Les communales seront probablement sans grandes surprises

Quant aux autres partis en lice, on a les Verts et Déi Lénk, avec chaque fois deux sièges. Donc tous les deux pourraient accéder seuls au statut de partenaire du LSAP – et tous les deux ont été les gagnants des dernières élections de 2011 – Déi Lénk remportant même un siège de plus. Alors qu’en 2011, une coalition avec le LSAP de Lydia Mutsch n’était pas vraiment envisageable pour le mouvement de gauche, cette fois-ci pourrait être la bonne. Non seulement parce que l’actuelle bourgmestre a plus d’affinités avec la gauche, mais aussi parce que les Verts pourraient ne pas sortir gagnants en octobre. Cela pour deux raisons : de leurs têtes connues, il ne reste que Martin Kox – Félix Braz étant parti au gouvernement et Muck Huss ayant pris sa retraite. Et puis le fait d’être au gouvernement pourrait aussi les pénaliser. Mais la messe n’est pas dite, surtout que la liste Déi Lénk, pas encore publique, ne comportera pas une de ses têtes les plus connues : Théid Johanns a effectivement exclu d’y figurer.

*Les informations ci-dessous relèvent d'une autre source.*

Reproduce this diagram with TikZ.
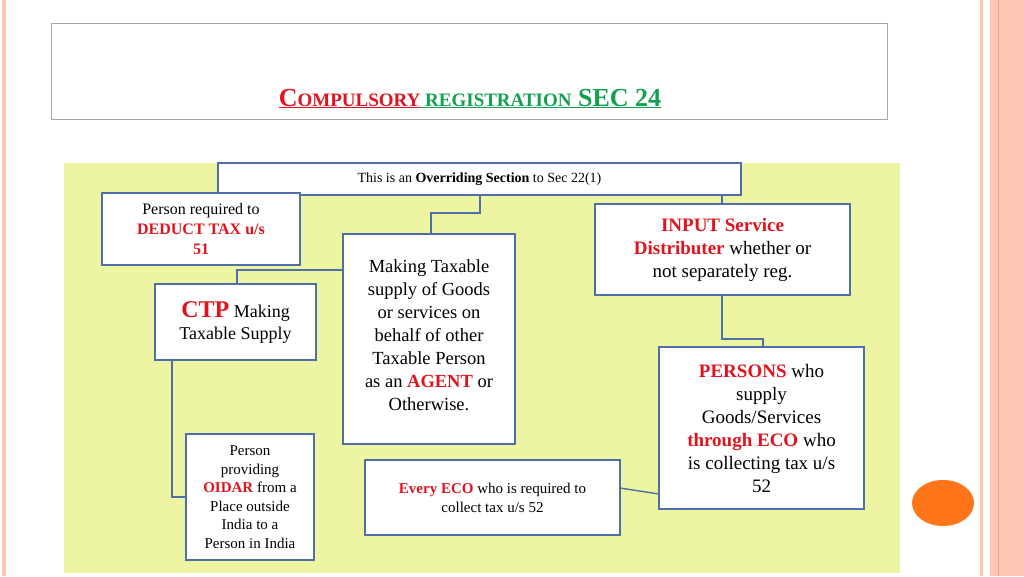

Ne restent alors que le DP, le KPL et l’ADR. Pour le premier, pas de grands changements non plus, sinon l’apparition de Dalia Scholl en deuxième tête de liste. Mais traditionnellement, le DP ne chasse pas trop sur les terres du Minett – et se contentera probablement de garder un siège. Quant au KPL, qui en 2011 a réussi pour la première fois depuis longtemps à placer un conseiller à Esch – Zénon Bernard -, il n’a pas encore publié de liste. Finalement, l’ADR, éjecté en 2011 après la débâcle de la Biergerlëscht de son ancien député Aly Jaerling, n’a pas encore présenté de liste, mais de toute façon ne jouait qu’un rôle marginal dans la commune.

Grands enjeux donc pour Esch à l’avenir, mais qui devraient être maîtrisés – sauf surprise – par une équipe de têtes connues.